The queues alternated between mods and rockers so that there was never a mix, though the girls in mini skirts and summer dresses looked as though they might belong to either camp.
She saw Rita. Neither girl acknowledged the other – it was as though they’d never been friends at all. After what Jennifer had told her, all she wanted to do was walk over there and give her face a good slapping.
Pete turned up with a new girlfriend who introduced herself as Diane, the introduction dissected with the blowing and popping of pink bubblegum.

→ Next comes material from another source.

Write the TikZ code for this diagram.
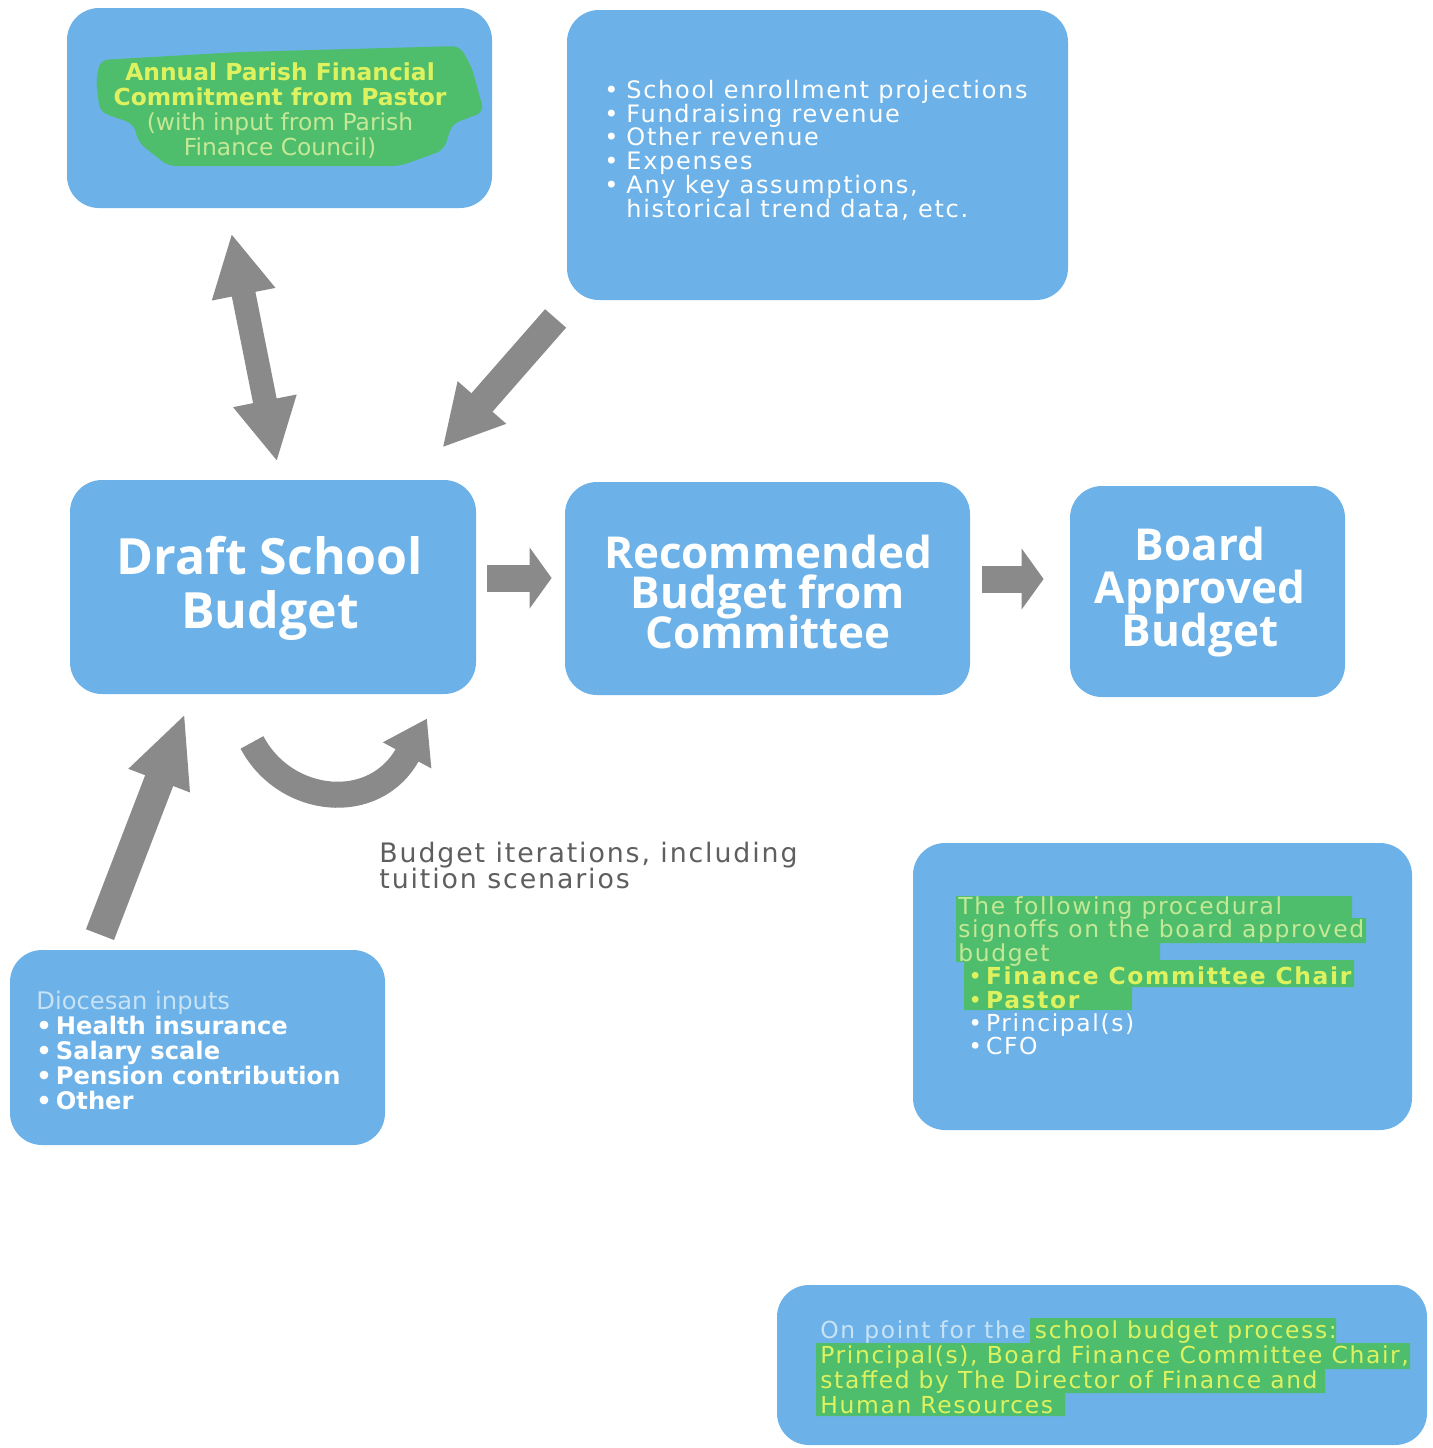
\documentclass[tikz,border=0pt]{standalone}
\usepackage{fontspec}
\setmainfont{Open Sans}
\newfontfamily\dv{DejaVu Sans}
\newfontfamily\dvw[LetterSpace=7]{DejaVu Sans}
\usetikzlibrary{arrows.meta}
\definecolor{boxblue}{RGB}{108,178,232}
\definecolor{hlgreen}{RGB}{78,190,108}
\definecolor{hly}{RGB}{222,242,96}
\definecolor{hlp}{RGB}{196,232,150}
\definecolor{arrowgray}{RGB}{138,138,138}
\definecolor{capgray}{RGB}{95,95,95}
\definecolor{fadeblue}{RGB}{200,226,246}
\newcommand{\tightlines}{\lineskiplimit=-100pt\relax}
\tikzset{
  box/.style={fill=boxblue, rounded corners=16pt, inner sep=0pt},
  bigtxt/.style={font=\bfseries\fontsize{25}{27}\selectfont\tightlines, text=white, align=center, inner sep=0pt},
  midtxt/.style={font=\bfseries\fontsize{22}{20}\selectfont\tightlines, text=white, align=center, inner sep=0pt},
  hl/.style={fill=hlgreen},
  garrow/.style={draw=arrowgray, line cap=butt},
  smalltxt/.style={align=left, inner sep=0pt},
}
\begin{document}
\begin{tikzpicture}[x=0.5pt,y=-0.5pt]
\useasboundingbox[fill=white] (0,0) rectangle (1432,1448);
% boxes
\node[box, minimum width=212.5pt, minimum height=100pt] (ann) at (279.5,108) {};
\node[box, minimum width=250.5pt, minimum height=145pt] (inputs) at (817.5,155) {};
\node[box, minimum width=203pt, minimum height=107pt] (draft) at (273,587) {};
\node[box, minimum width=202.5pt, minimum height=106.5pt] (rec) at (767.5,588.5) {};
\node[box, minimum width=137.5pt, minimum height=105.5pt] (board) at (1207.5,591.5) {};
\node[box, minimum width=187.5pt, minimum height=97.5pt] (dio) at (197.5,1047.5) {};
\node[box, minimum width=249.5pt, minimum height=143.5pt] (sign) at (1162.5,986.5) {};
\node[box, minimum width=325pt, minimum height=80pt] (onpoint) at (1102,1365) {};
% highlights
\fill[hl, rounded corners=4pt] (100,60) -- (240,52) -- (460,46) -- (472,68) -- (484,112) -- (452,124) -- (444,150) -- (400,166) -- (168,166) -- (138,142) -- (134,124) -- (100,112) -- (96,82) -- cycle;
\fill[hl] (956,896) rectangle (1352,920) (956,918) rectangle (1366,943) (956,941) rectangle (1160,962)
          (964,960) rectangle (1354,987) (964,985) rectangle (1132,1010);
\fill[hl] (1030,1318) rectangle (1336,1345) (816,1343) rectangle (1410,1369)
          (816,1367) rectangle (1325,1393) (816,1391) rectangle (1065,1416);
% texts
\node[font=\dv\fontsize{11.7}{12.5}\selectfont\tightlines, align=center, inner sep=0pt] (t1) at (280,111)
  {\textbf{\textcolor{hly}{Annual Parish Financial}}\\\textbf{\textcolor{hly}{Commitment from Pastor}}\\\textcolor{hlp}{(with input from Parish}\\\textcolor{hlp}{Finance Council)}};
\node[smalltxt, font=\dvw\fontsize{12}{11.9}\selectfont\tightlines, text=white] (t2) at (816,150)
  {\makebox[11pt][l]{•}School enrollment projections\\\makebox[11pt][l]{•}Fundraising revenue\\\makebox[11pt][l]{•}Other revenue\\\makebox[11pt][l]{•}Expenses\\\makebox[11pt][l]{•}Any key assumptions,\\\hspace*{11pt}historical trend data, etc.};
\node[bigtxt] (t3) at (270,588) {Draft School\\Budget};
\node[midtxt] (t4) at (768,592) {Recommended\\Budget from\\Committee};
\node[midtxt, font=\bfseries\fontsize{22}{21.5}\selectfont\tightlines] (t5) at (1200,592) {Board\\Approved\\Budget};
\node[smalltxt, anchor=west, font=\dv\fontsize{12.1}{12.5}\selectfont\tightlines] (t6) at (36,1050)
  {\textcolor{fadeblue}{Diocesan inputs}\\\textcolor{white}{\textbf{•\,Health insurance}}\\\textcolor{white}{\textbf{•\,Salary scale}}\\\textcolor{white}{\textbf{•\,Pension contribution}}\\\textcolor{white}{\textbf{•\,Other}}};
\node[smalltxt, anchor=west, font=\dvw\fontsize{11.7}{11.7}\selectfont\tightlines] (t7) at (958,976)
  {\textcolor{hlp}{The following procedural}\\\textcolor{hlp}{signoffs on the board approved}\\\textcolor{hlp}{budget}\\\hspace*{5pt}\textcolor{hly}{•\,\textbf{Finance Committee Chair}}\\\hspace*{5pt}\textcolor{hly}{•\,\textbf{Pastor}}\\\hspace*{5pt}\textcolor{white}{•\,Principal(s)}\\\hspace*{5pt}\textcolor{white}{•\,CFO}};
\node[smalltxt, anchor=west, font=\dvw\fontsize{11.7}{12.5}\selectfont\tightlines, text=hly] (t8) at (820,1367)
  {\textcolor{fadeblue}{On point for the} school budget process:\\Principal(s), Board Finance Committee Chair,\\staffed by The Director of Finance and\\Human Resources};
\node[smalltxt, anchor=west, font=\dvw\fontsize{13.4}{13}\selectfont\tightlines, text=capgray] (cap) at (379,865)
  {Budget iterations, including\\tuition scenarios};
% arrows
\draw[garrow, line width=12pt, {Triangle[length=31pt,width=30pt]}-{Triangle[length=31pt,width=30pt]}]
  ([xshift=-24pt,yshift=-12.5pt]ann.south) -- ([xshift=2pt,yshift=9pt]draft.north);
\draw[garrow, line width=14pt, -{Triangle[length=30pt,width=30pt]}]
  ([xshift=-5.5pt,yshift=-9pt]inputs.south west) -- ([xshift=-17pt,yshift=16pt]draft.north east);
\draw[garrow, line width=13.5pt, -{Triangle[length=11pt,width=30pt]}]
  ([xshift=5.5pt,yshift=4.5pt]draft.east) -- ([xshift=-6.5pt,yshift=5.25pt]rec.west);
\draw[garrow, line width=13.5pt, -{Triangle[length=11pt,width=30pt]}]
  ([xshift=6pt,yshift=4.75pt]rec.east) -- ([xshift=-13pt,yshift=6.25pt]board.west);
\draw[garrow, line width=15pt, -{Triangle[length=36pt,width=30pt]}]
  ([xshift=-48.75pt,yshift=7.5pt]dio.north) -- ([xshift=-44pt,yshift=-9.5pt]draft.south);
\draw[garrow, line width=13pt, -{Triangle[length=21pt,width=26pt]}]
  ([xshift=-10.5pt,yshift=-24pt]draft.south) .. controls (285,805) and (375,815) .. ([xshift=77pt,yshift=-12pt]draft.south);
\end{tikzpicture}
\end{document}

Pete said hello. ‘Saw your mate,’ he added, jerking his head to where the scooter crowd were gathered. ‘Glad to see you haven’t joined the opposition.’
‘Course she hasn’t,’ said Johnnie, wrapping an arm around her. ‘She’s my girl. Always will be.’
She liked the way he hugged her. She was going to need a lot of reassuring hugs before the night was over – once she told him that she had a problem. What would be his response?
Johnnie offered to buy her a burger but she shook her head. ‘Not for me.’ Her stomach was rolling in response to the smell coming from the hot-dog cart.
The candyfloss stall didn’t open at night, but the sticky sweet smell lingered and mixed with that of deep fat fryers containing everything from chips to doughnuts.
‘Won’t be a minute.’
He went off to the burger cart and came back with two. ‘I thought you might change your mind,’ he said. ‘It’s a well-known fact that women change their minds as regularly as they change their underwear.’
The comment was meant to be humorous. Marcie turned away. At the same time she hit the burger from his hand.
‘No! I don’t want it.’
Diane, the girl blowing bubblegum, asked if she was alright.
Marcie might have been fine if Diane hadn’t blown another bubble. The sight of the shiny pink ball emerging from Diane’s mouth was too much to bear. She threw up.
Pete gave Johnnie a knowing look and a sharp nudge from his elbow. ‘I think you might have a problem, mate.’
Johnnie looked stunned. Then he put his arm around her. ‘We’d better talk.’ He led her to a quiet spot between two shops selling beach stuff and cheap mementos of Leysdown, made in Hong Kong.
She looked up at him. The look in his eyes and the slight frown said it all.
‘I’m not stupid, Marcie. Have you got a bun in the oven?’
She nodded. ‘I’m late.’
He frowned. ‘You said it was safe. You said you bought the birth control pills from your mate Rita.’
She heard the suspicion in his voice. ‘I did,’ she said bitterly and looked down at the ground. She thought she’d been safe but she hadn’t. She explained what she’d discovered, what Jennifer had told her.